Tass · June 9, 2021, 3:23am

I just checked, I actually had “enable wildcards in formulas” checked, which seems to be the default, because I surely never changed these settings, not understanding their consequences

Tass · June 9, 2021, 4:20am

“Also: Try to work without tricks. Counting should be done by counting (1 by 1), not by adding fractions.”

How can I do this?

eeigor · June 9, 2021, 5:44am

I gave all the options above.
Including speed. Thus, I answered a question that was not asked, but “was in the air”

Tass · June 9, 2021, 6:13am

Actually, the Frequency/Match approach is pretty good as it doesn’t come up with decimals but integers. It came up with a different result (1 item less) on a list of 66,000 entries. I use this now. In terms of speed, I notice no difference though, I can go and make coffee in both cases before the process is finished.

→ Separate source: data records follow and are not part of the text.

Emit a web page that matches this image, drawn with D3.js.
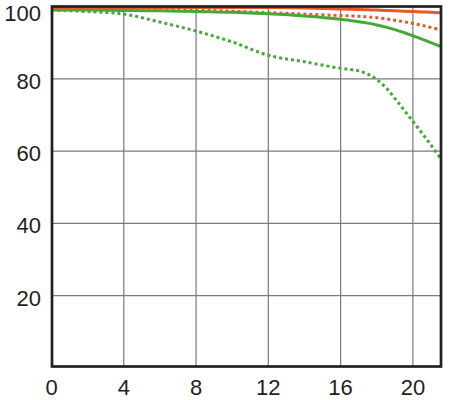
<!DOCTYPE html>
<html>
<head>
<meta charset="utf-8">
<script src="https://cdn.jsdelivr.net/npm/d3@7"></script>
<style>
  html, body { margin: 0; padding: 0; background: #fff; }
  svg { display: block; }
  text { font-family: "Liberation Sans", Arial, sans-serif; fill: #231f20; }
</style>
</head>
<body>
<svg id="chart" width="450" height="400"></svg>
<script>
// Image height positions (mm)
const positions = [0, 2, 4, 6, 8, 10, 12, 14, 16, 17, 17.5, 18, 18.5, 19, 19.5, 20, 20.5, 21, 21.5];
// MTF values (%)
const orangeSolid  = [99.7, 99.7, 99.7, 99.7, 99.7, 99.7, 99.7, 99.6, 99.3, 99.2, 99.1, 99.0, 98.9, 98.8, 98.7, 98.6, 98.5, 98.4, 98.3];
const orangeDotted = [99.5, 99.4, 99.3, 99.2, 99.0, 98.7, 98.3, 97.9, 97.5, 97.3, 97.1, 96.9, 96.6, 96.2, 95.8, 95.3, 94.8, 94.2, 93.6];
const greenSolid   = [99.0, 99.0, 98.9, 98.8, 98.6, 98.4, 98.0, 97.4, 96.5, 95.8, 95.4, 94.9, 94.3, 93.6, 92.8, 91.9, 91.0, 90.0, 89.0];
const greenDotted  = [99.0, 98.6, 97.9, 95.7, 93.2, 90.2, 86.5, 84.7, 82.9, 82.2, 81.3, 79.8, 77.6, 74.6, 71.4, 68.2, 65.0, 61.7, 58.2];

const xTicks = [0, 4, 8, 12, 16, 20];
const yTicks = [20, 40, 60, 80, 100];

const svg = d3.select("#chart");
const x = d3.scaleLinear().domain([0, 21.5]).range([51.5, 440]);
const y = d3.scaleLinear().domain([0, 100]).range([368, 6.5]);

const orange = "#e65a28";
const green = "#45a939";

// grid
const g = svg.append("g");
g.selectAll("line.vx").data(xTicks.filter(d => d > 0)).enter().append("line")
  .attr("x1", d => x(d)).attr("x2", d => x(d))
  .attr("y1", y(100)).attr("y2", 366.5)
  .attr("stroke", "#7a7a7a").attr("stroke-width", 1.2);
g.selectAll("line.hy").data(yTicks.filter(d => d < 100)).enter().append("line")
  .attr("x1", 52).attr("x2", 441)
  .attr("y1", d => y(d)).attr("y2", d => y(d))
  .attr("stroke", "#7a7a7a").attr("stroke-width", 1.2);

// lines
const line = d3.line().x((d, i) => x(positions[i])).y(d => y(d)).curve(d3.curveCatmullRom.alpha(0.5));
const series = [
  { v: greenDotted, c: green, dash: "3,3" },
  { v: orangeDotted, c: orange, dash: "3,3" },
  { v: greenSolid, c: green, dash: null },
  { v: orangeSolid, c: orange, dash: null }
];
series.forEach(s => {
  svg.append("path").datum(s.v)
    .attr("d", line)
    .attr("fill", "none")
    .attr("stroke", s.c)
    .attr("stroke-width", 3)
    .attr("stroke-dasharray", s.dash);
});

// frame
svg.append("rect")
  .attr("x", 52).attr("y", 6.5)
  .attr("width", 441 - 52).attr("height", 366.5 - 6.5)
  .attr("fill", "none").attr("stroke", "#231f20").attr("stroke-width", 2.7);

// axis labels
svg.selectAll("text.yl").data(yTicks).enter().append("text")
  .attr("x", 41)
  .attr("y", d => d === 100 ? 20.5 : y(d) + 10)
  .attr("text-anchor", "end")
  .attr("font-size", 22)
  .text(d => d);
svg.selectAll("text.xl").data(xTicks).enter().append("text")
  .attr("x", d => x(d)).attr("y", 395)
  .attr("text-anchor", "middle")
  .attr("font-size", 22)
  .text(d => d);
</script>
</body>
</html>
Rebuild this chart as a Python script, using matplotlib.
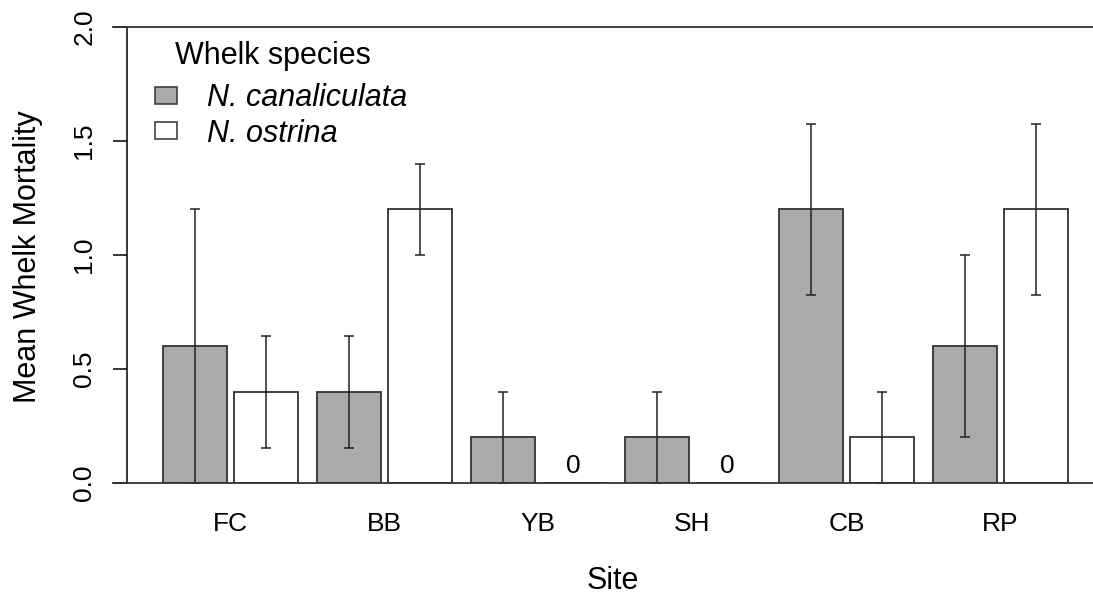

Lupp · June 9, 2021, 11:11am

Be cautious:
The working of MATCH() also basically depends on the setting concerning “Wildcards” or “Regular expressions” or “Neither nor” (radio biuttons).
All the solutions suggested by @eeigor use a function of that famiily.
If somebody worries about the question if a result of any “countdistinct” formula is correct, it’s necesary to use the standard filter without any criterion, but wit No duplicates enabled under the options. There also is an option to output the filtered result elsewhere (given by the top-left cell of a range assured to be empty in advance - otherwise overwriting will occur). The results there are all unique now, and can simply be counted using COUNTA().
For specifically interesd users I will append to my answer a user Function based on ideas probably looking strange, but providing te fastest solution I can offer.